▶ Collected data:

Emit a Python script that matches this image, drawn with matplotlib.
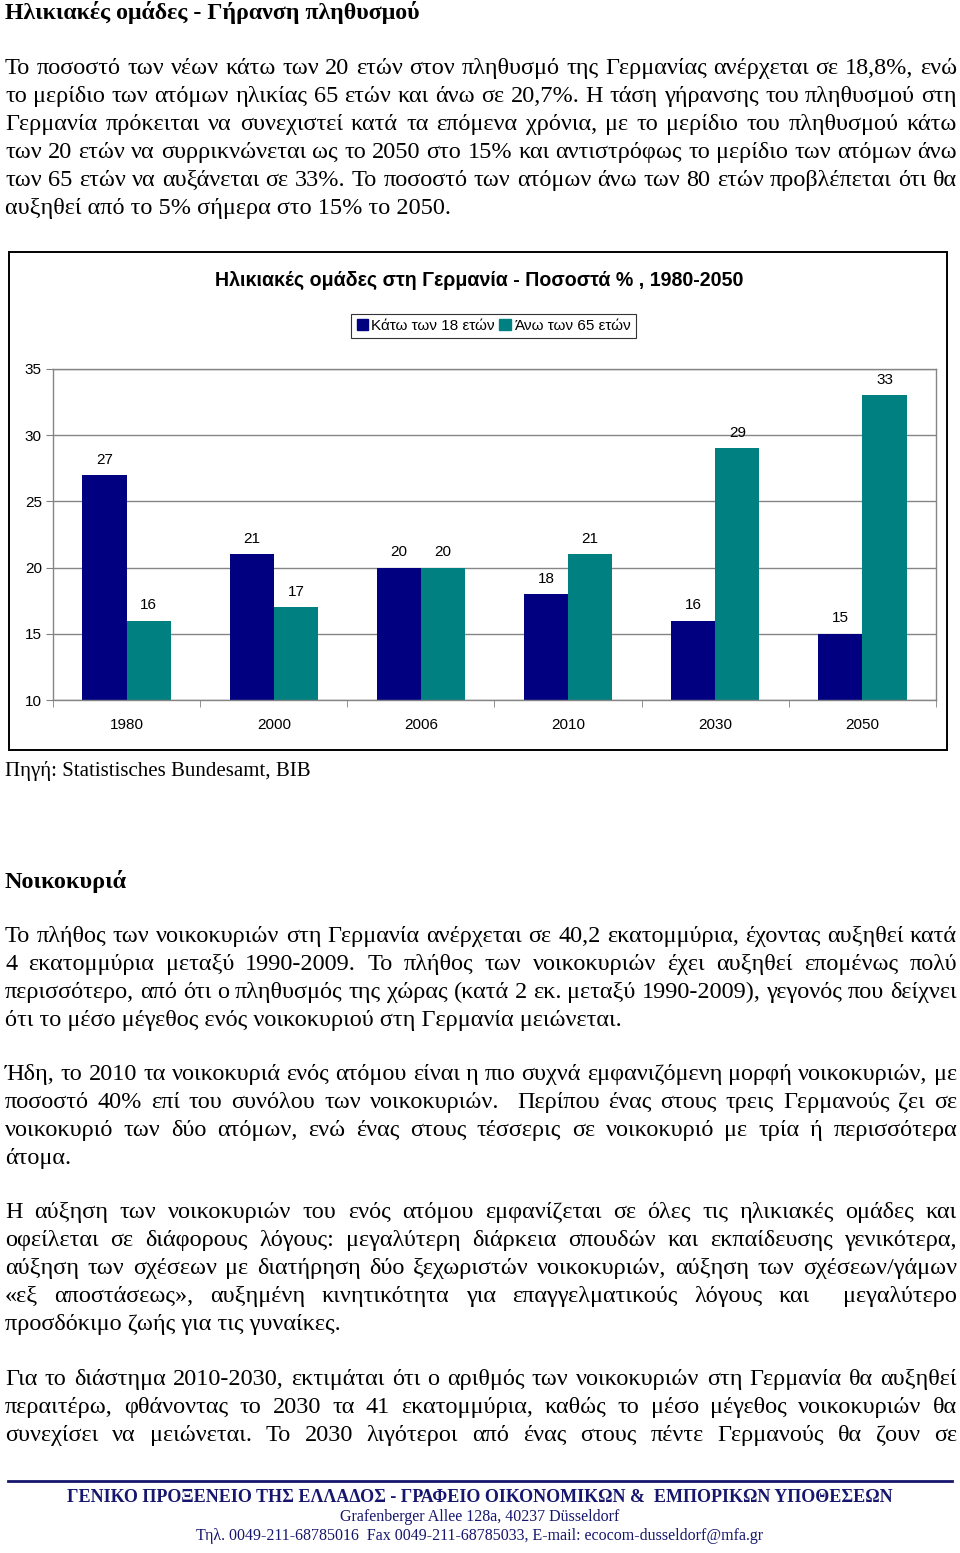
import matplotlib
matplotlib.use("Agg")
import matplotlib.pyplot as plt
from matplotlib.patches import Rectangle, Patch
from matplotlib.lines import Line2D
import numpy as np

W, H = 960, 1553

# chart data
years = ["1980", "2000", "2006", "2010", "2030", "2050"]
under18 = [27, 21, 20, 18, 16, 15]
over65 = [16, 17, 20, 21, 29, 33]
series_names = ["Κάτω των 18 ετών", "Άνω των 65 ετών"]
colors = ["#000080", "#008080"]
chart_title = "Ηλικιακές ομάδες στη Γερμανία - Ποσοστά % , 1980-2050"

# page text
heading1 = "Ηλικιακές ομάδες - Γήρανση πληθυσμού"
para1 = [
    "Το ποσοστό των νέων κάτω των 20 ετών στον πληθυσμό της Γερμανίας ανέρχεται σε 18,8%, ενώ",
    "το μερίδιο των ατόμων ηλικίας 65 ετών και άνω σε 20,7%. Η τάση γήρανσης του πληθυσμού στη",
    "Γερμανία πρόκειται να συνεχιστεί κατά τα επόμενα χρόνια, με το μερίδιο του πληθυσμού κάτω",
    "των 20 ετών να συρρικνώνεται ως το 2050 στο 15% και αντιστρόφως το μερίδιο των ατόμων άνω",
    "των 65 ετών να αυξάνεται σε 33%. Το ποσοστό των ατόμων άνω των 80 ετών προβλέπεται ότι θα",
    "αυξηθεί από το 5% σήμερα στο 15% το 2050.",
]
source = "Πηγή: Statistisches Bundesamt, BIB"
heading2 = "Νοικοκυριά"
para2 = [
    "Το πλήθος των νοικοκυριών στη Γερμανία ανέρχεται σε 40,2 εκατομμύρια, έχοντας αυξηθεί κατά",
    "4 εκατομμύρια μεταξύ 1990-2009. Το πλήθος των νοικοκυριών έχει αυξηθεί επομένως πολύ",
    "περισσότερο, από ότι ο πληθυσμός της χώρας (κατά 2 εκ. μεταξύ 1990-2009), γεγονός που δείχνει",
    "ότι το μέσο μέγεθος ενός νοικοκυριού στη Γερμανία μειώνεται.",
]
para3 = [
    "Ήδη, το 2010 τα νοικοκυριά ενός ατόμου είναι η πιο συχνά εμφανιζόμενη μορφή νοικοκυριών, με",
    "ποσοστό 40% επί του συνόλου των νοικοκυριών.  Περίπου ένας στους τρεις Γερμανούς ζει σε",
    "νοικοκυριό των δύο ατόμων, ενώ ένας στους τέσσερις σε νοικοκυριό με τρία ή περισσότερα",
    "άτομα.",
]
para4 = [
    "Η αύξηση των νοικοκυριών του ενός ατόμου εμφανίζεται σε όλες τις ηλικιακές ομάδες και",
    "οφείλεται σε διάφορους λόγους: μεγαλύτερη διάρκεια σπουδών και εκπαίδευσης γενικότερα,",
    "αύξηση των σχέσεων με διατήρηση δύο ξεχωριστών νοικοκυριών, αύξηση των σχέσεων/γάμων",
    "«εξ αποστάσεως», αυξημένη κινητικότητα για επαγγελματικούς λόγους και  μεγαλύτερο",
    "προσδόκιμο ζωής για τις γυναίκες.",
]
para5 = [
    "Για το διάστημα 2010-2030, εκτιμάται ότι ο αριθμός των νοικοκυριών στη Γερμανία θα αυξηθεί",
    "περαιτέρω, φθάνοντας το 2030 τα 41 εκατομμύρια, καθώς το μέσο μέγεθος νοικοκυριών θα",
    "συνεχίσει να μειώνεται. Το 2030 λιγότεροι από ένας στους πέντε Γερμανούς θα ζουν σε",
]
footer = [
    "ΓΕΝΙΚΟ ΠΡΟΞΕΝΕΙΟ ΤΗΣ ΕΛΛΑΔΟΣ - ΓΡΑΦΕΙΟ ΟΙΚΟΝΟΜΙΚΩΝ &  ΕΜΠΟΡΙΚΩΝ ΥΠΟΘΕΣΕΩΝ",
    "Grafenberger Allee 128a, 40237 Düsseldorf",
    "Τηλ. 0049-211-68785016  Fax 0049-211-68785033, E-mail: ecocom-dusseldorf@mfa.gr",
]

serif = "Liberation Serif"
sans = "Liberation Sans"
BODY = 17.5
navy = "#16166e"

fig = plt.figure(figsize=(W / 100, H / 100), dpi=100)
renderer = fig.canvas.get_renderer()


def fx(px):
    return px / W


def fy(py):
    return 1 - py / H


def text_width(s, **kw):
    t = fig.text(0, 0, s, **kw)
    w = t.get_window_extent(renderer).width
    t.remove()
    return w


def paragraph(lines, base0, justify_last=False, left=5, right=957, step=28):
    for i, line in enumerate(lines):
        y = fy(base0 + i * step)
        if i == len(lines) - 1 and not justify_last:
            fig.text(fx(left), y, line, fontsize=BODY, family=serif, va="baseline")
            continue
        words = line.split(" ")
        ws = [text_width(w, fontsize=BODY, family=serif) if w else 0 for w in words]
        gap = (right - left - sum(ws)) / (len(words) - 1)
        x = left
        for w, wd in zip(words, ws):
            if w:
                fig.text(fx(x), y, w, fontsize=BODY, family=serif, va="baseline")
            x += wd + gap


# headings and body text
fig.text(fx(5), fy(19), heading1, fontsize=BODY - 0.3, family=serif, weight="bold", va="baseline")
paragraph(para1, 74)
fig.text(fx(5), fy(776), source, fontsize=15, family=serif, va="baseline")
fig.text(fx(5), fy(888), heading2, fontsize=BODY, family=serif, weight="bold", va="baseline")
paragraph(para2, 942)
paragraph(para3, 1080)
paragraph(para4, 1218)
paragraph(para5, 1385, justify_last=True)

# chart frame
fig.add_artist(Rectangle((fx(9), fy(750)), fx(947) - fx(9), fy(252) - fy(750),
                         transform=fig.transFigure, fill=False, ec="black", lw=1.4))
fig.text(fx(479), fy(280), chart_title, ha="center", va="center",
         fontsize=14.1, family=sans, weight="bold")

ax = fig.add_axes([fx(53), fy(700), fx(936) - fx(53), fy(369) - fy(700)])
x = np.arange(len(years))
bw = 0.3
b1 = ax.bar(x - bw / 2, under18, bw, color=colors[0], label=series_names[0])
b2 = ax.bar(x + bw / 2, over65, bw, color=colors[1], label=series_names[1])
ax.bar_label(b1, padding=6, fontsize=11, family=sans)
ax.bar_label(b2, padding=6, fontsize=11, family=sans)

ax.set_ylim(10, 35)
ax.set_xlim(-0.5, 5.5)
ax.set_yticks(range(10, 36, 5))
ax.set_xticks(x, years)
ax.set_xticks(np.arange(-0.5, 6, 1), minor=True)
ax.yaxis.grid(True, color="#858585", lw=1)
ax.set_axisbelow(True)
for s in ax.spines.values():
    s.set_color("#858585")
    s.set_linewidth(1)
ax.tick_params(axis="y", length=5, color="#808080", labelsize=11, pad=3)
ax.tick_params(axis="x", which="major", length=0, labelsize=11, pad=13)
ax.tick_params(axis="x", which="minor", length=5, color="#808080")
for lab in ax.get_xticklabels() + ax.get_yticklabels():
    lab.set_family(sans)

handles = [Patch(color=c, label=n) for c, n in zip(colors, series_names)]
leg = fig.legend(handles=handles, loc="center", bbox_to_anchor=(fx(493.5), fy(326)),
                 ncol=2, frameon=True, fancybox=False, edgecolor="black",
                 handlelength=0.75, handleheight=0.75, handletextpad=0.2,
                 columnspacing=0.3, borderpad=0.35, borderaxespad=0,
                 prop={"family": sans, "size": 11})
leg.get_frame().set_linewidth(0.8)

# footer
fig.add_artist(Line2D([fx(8), fx(952)], [fy(1481), fy(1481)], color=navy, lw=2,
                      transform=fig.transFigure))
fig.text(fx(480), fy(1498), footer[0], ha="center", va="center", fontsize=13,
         family=serif, weight="bold", color=navy)
fig.text(fx(480), fy(1517), footer[1], ha="center", va="center", fontsize=11.5,
         family=serif, color=navy)
fig.text(fx(480), fy(1536), footer[2], ha="center", va="center", fontsize=11.5,
         family=serif, color=navy)

fig.savefig("out.png", dpi=100)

▶ Set problem: Return exactly what appears from the opening line of the material through the line with "ομάδες στη Γερμανία", apart from the pictures.

▶ Response:
Emit a Python script that matches this image, drawn with matplotlib.
import matplotlib
matplotlib.use("Agg")
import matplotlib.pyplot as plt
from matplotlib.patches import Rectangle, Patch
from matplotlib.lines import Line2D
import numpy as np

W, H = 960, 1553

# chart data
years = ["1980", "2000", "2006", "2010", "2030", "2050"]
under18 = [27, 21, 20, 18, 16, 15]
over65 = [16, 17, 20, 21, 29, 33]
series_names = ["Κάτω των 18 ετών", "Άνω των 65 ετών"]
colors = ["#000080", "#008080"]
chart_title = "Ηλικιακές ομάδες στη Γερμανία - Ποσοστά % , 1980-2050"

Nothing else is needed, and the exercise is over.